Using GF grammars in Java and OAA

Björn Bringert, bringert@cs.chalmers.se

Introduction

The Grammatical Framework (GF) is a grammar formalism well suited to writing multilingual grammars for natural languages. The system presented in this document implements parsing and linearization using GF grammars.

Notes

Download

If you just need to run the interpreter, getting gfc2java.jar should be enough.

Get the source code for the latest version of the GF interpreter here.

There is also a gfc2java darcs repo with the development version. Get darcs here.

License

The Embedded GF Interpreter is distributed under the GNU Lesser General Public License.

Documentation

Building

The README file describes how to build the library and included demo applications.

Java API

JavaDoc for the GF API.

JavaDoc for the API can also be built using make javadoc.

Writing a program using the Java API

Have a look at the simple demo program. Given the files created above, you can run the program with:

$ java -cp gfc2java.jar:. se.chalmers.cs.gf.translategui.Test test.properties TestSwe TestEng

Note that the current directory must be included in the classpath, since properties file is loaded as a Java resource from the classpath.

Typed abstract syntax trees

The standard parsing and linearization functions use untyped abstract syntax trees. The Grammar2API program in the gfc2java distribution generates Java classes which can represent an abstract syntax tree using typed trees. To generate a Java package named test with classes for the abstract syntax in the file test.gfcm, run:

$ java -cp gfc2java.jar Grammar2API test.gfcm test

For an example of a simple dialog system which uses the Embedded GF Interpreter and type abstract syntax trees, see SimpleDemoText.java.

There is also a slighty larger version of the demo program, SimpleDemo.java, which uses speech recognition for input and speech synthesis for output. This version requires the Dialogutil package, a speech recognizer and a speech synthesizer.

OAA interface

See "GF OAA Agent".

Producing a grammar for the interpreter

The GF interpreter needs two representations of the grammar to do linearization and parsing. These two representations can be generated from a GF source grammar by using the GF system. This example assumes that we have the concrete syntax modules TestEng and TestSwe.

  1. Load all the source modules into GF:

    > i TestEng.gf
    > i TestSwe.gf
    
  2. Create a GFCM file:

    > pm -utf8 -utf8id -printer=header | wf test.gfcm
    
  3. Create a CFGM file:

    > pm -utf8 -utf8id -printer=cfgm | wf test.cfgm
    
  4. Create a properties file (here test.properties) so that the interpreter can find these files. The file should have these contents:

    name: test
    gfcm: test.gfcm
    cfgm: test.cfgm
    

See the build-translet script for an example of how to do this automatically.

Using the translation GUI

The build-translet script will create a JAR-file which runs the translation GUI.

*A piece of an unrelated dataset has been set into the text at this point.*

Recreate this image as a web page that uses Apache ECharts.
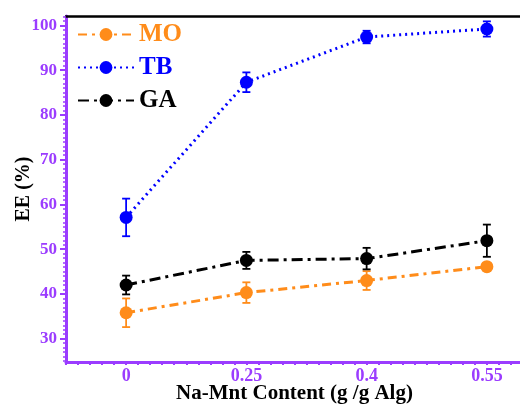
<!DOCTYPE html>
<html><head><meta charset="utf-8">
<script src="https://cdn.jsdelivr.net/npm/echarts@6/dist/echarts.min.js"></script>
<style>html,body{margin:0;padding:0;background:#fff}#c{width:520px;height:406px}</style>
</head><body><div id="c"></div>
<script>
const categories = ['0', '0.25', '0.4', '0.55'];
const seriesNames = ['MO', 'TB', 'GA'];
const moValues = [35.8, 40.3, 43.0, 46.1];
const moErrors = [3.2, 2.3, 2.1, 0.8];
const tbValues = [57.1, 87.3, 97.4, 99.2];
const tbErrors = [4.2, 2.2, 1.4, 1.7];
const gaValues = [42.0, 47.5, 47.9, 51.9];
const gaErrors = [2.1, 1.9, 2.4, 3.6];
const yMajorTicks = [30, 40, 50, 60, 70, 80, 90, 100];

const FONT = 'Liberation Serif';
const PURPLE = '#9b3cff';
const colors = { MO: '#ff8c1a', TB: '#0000ff', GA: '#000000' };
const lineTypes = { MO: [9, 5, 3, 5], TB: [2, 4], GA: [11, 5, 3, 5] };
const valuesBy = { MO: moValues, TB: tbValues, GA: gaValues };
const errorsBy = { MO: moErrors, TB: tbErrors, GA: gaErrors };

const yMinorTicks = [];
for (let v = 25; v <= 102; v++) yMinorTicks.push(v);

const Y_MIN = 24.8, Y_MAX = 102.1;

const chart = echarts.init(document.getElementById('c'));

function errRender(color) {
  return function (params, api) {
    const x = api.value(0), y = api.value(1), e = api.value(2);
    const hi = api.coord([x, y + e]);
    const lo = api.coord([x, y - e]);
    const cw = 4;
    const st = { stroke: color, lineWidth: 1.8 };
    return {
      type: 'group',
      children: [
        { type: 'line', shape: { x1: hi[0], y1: hi[1], x2: lo[0], y2: lo[1] }, style: st },
        { type: 'line', shape: { x1: hi[0] - cw, y1: hi[1], x2: hi[0] + cw, y2: hi[1] }, style: st },
        { type: 'line', shape: { x1: lo[0] - cw, y1: lo[1], x2: lo[0] + cw, y2: lo[1] }, style: st }
      ]
    };
  };
}

const series = [];
seriesNames.forEach(n => {
  series.push({
    name: n + ' err', type: 'custom', xAxisIndex: 0, yAxisIndex: 0, z: 3,
    renderItem: errRender(colors[n]),
    data: categories.map((c, i) => [i, valuesBy[n][i], errorsBy[n][i]]),
    silent: true
  });
});
seriesNames.forEach(n => {
  series.push({
    name: n, type: 'line', xAxisIndex: 0, yAxisIndex: 0, z: 4,
    data: valuesBy[n],
    symbol: 'circle', symbolSize: 13,
    itemStyle: { color: colors[n] },
    lineStyle: { color: colors[n], width: 3, type: lineTypes[n] },
    animation: false
  });
});

chart.setOption({
  animation: false,
  grid: { left: 66, top: 16, width: 481, height: 346, outerBoundsMode: 'none', containLabel: false },
  legend: {
    left: 72, top: 17, orient: 'vertical',
    itemWidth: 56, itemHeight: 16, itemGap: 8,
    data: seriesNames.map(n => ({ name: n, textStyle: { color: colors[n] } })),
    textStyle: { fontFamily: FONT, fontWeight: 'bold', fontSize: 25 }
  },
  xAxis: [
    {
      type: 'category', data: categories, position: 'bottom', boundaryGap: true,
      axisLine: { onZero: false, lineStyle: { color: PURPLE, width: 3 } },
      axisTick: { alignWithLabel: true, length: 6, lineStyle: { color: PURPLE, width: 2 } },
      axisLabel: { color: PURPLE, fontFamily: FONT, fontWeight: 'bold', fontSize: 18, margin: 5 },
      name: 'Na-Mnt Content (g /g Alg)', nameLocation: 'middle', nameGap: 21, nameMoveOverlap: false,
      nameTextStyle: { color: '#000', fontFamily: FONT, fontWeight: 'bold', fontSize: 21, padding: [0, 24, 0, 0] },
      splitLine: { show: false }
    },
    {
      type: 'value', min: -0.5, max: 3.5, interval: 0.1, position: 'bottom',
      axisLine: { show: false, onZero: false },
      axisTick: { show: true, length: 3, lineStyle: { color: PURPLE, width: 2 } },
      axisLabel: { show: false }, splitLine: { show: false }
    },
    {
      type: 'value', min: 0, max: 1, position: 'top',
      axisLine: { show: true, onZero: false, lineStyle: { color: '#000', width: 2.5 } },
      axisTick: { show: false }, axisLabel: { show: false }, splitLine: { show: false }
    }
  ],
  yAxis: [
    {
      type: 'value', min: Y_MIN, max: Y_MAX, position: 'left',
      axisLine: { show: true, onZero: false, lineStyle: { color: PURPLE, width: 3 } },
      axisTick: { show: true, length: 6, customValues: yMajorTicks, lineStyle: { color: PURPLE, width: 2 } },
      axisLabel: { customValues: yMajorTicks, color: PURPLE, fontFamily: FONT, fontWeight: 'bold', fontSize: 17, margin: 9 },
      splitLine: { show: false },
      name: 'EE (%)', nameLocation: 'middle', nameGap: 32, nameRotate: 90, nameMoveOverlap: false,
      nameTextStyle: { color: '#000', fontFamily: FONT, fontWeight: 'bold', fontSize: 20 }
    },
    {
      type: 'value', min: Y_MIN, max: Y_MAX, position: 'left',
      axisLine: { show: false, onZero: false },
      axisTick: { show: true, length: 3, customValues: yMinorTicks, lineStyle: { color: PURPLE, width: 1.5 } },
      axisLabel: { show: false }, splitLine: { show: false }
    }
  ],
  series: series
});
</script></body></html>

To run the translation GUI on files you have created manually, as in the description above, run:

$ java -cp gfc2java.jar:. se.chalmers.cs.gf.translategui.TranslateApp test.properties

Note that the current directory must be included in the classpath, since properties file is loaded as a Java resource from the classpath.

Specifying which lexer to use

By default, the Embedded GF Interpreter uses a fairly simple lexer. You can write new lexers, which must implement the Lexer interface. To specify which lexer to use, you can add lines such as:

lexer = se.chalmers.cs.gf.parse.lex.SimpleLexer
decimal.lexer = se.chalmers.cs.gf.parse.lex.DigitLexer

to the properties file. lexer specifies the default lexer to use. language.lexer specifies the lexer to use for the language language. The value of the field should be the name of a class (on the classpath) which implements the Lexer interface.

Logging

The Embedded GF Interpreter uses the Java Logging API to handle log messages. The following logging namespaces are used:

By default, little information is logged. To change the log level or other logging parameters, you can use the normal Logging API mechanisms. For example, to print FINE level message for the parse package and inearize packages to the standard error stream, create a file called logging.properties in the current directory:

# Log to System.err:
handlers=java.util.logging.ConsoleHandler

# Set the log level of the log handler to FINEST
java.util.logging.ConsoleHandler.level=FINEST
# Use our log formatter, which just prints log messages and timestamps
java.util.logging.ConsoleHandler.formatter=se.chalmers.cs.gf.util.MilliLogFormatter

# Set global logging level
.level=INFO

# Set log levels for our packages
se.chalmers.cs.gf.parse.level=FINER
se.chalmers.cs.gf.parse.TreeBuilder.level=FINER
se.chalmers.cs.gf.linearize.level=FINER

Then instruct the logging API to use the properties from this file, for example:

$ java -Djava.util.logging.config.file=logging.properties -jar translate-numerals.jar

Demos and examples

Numerals translator

The Numerals translator is a demo applet which uses the Java GF interpreter and the GF numerals grammar to translate numerals between a number of languages.

Tramdemo

Tramdemo demonstrates the use of multimodal grammars as a method of implementing multimodal dialog systems.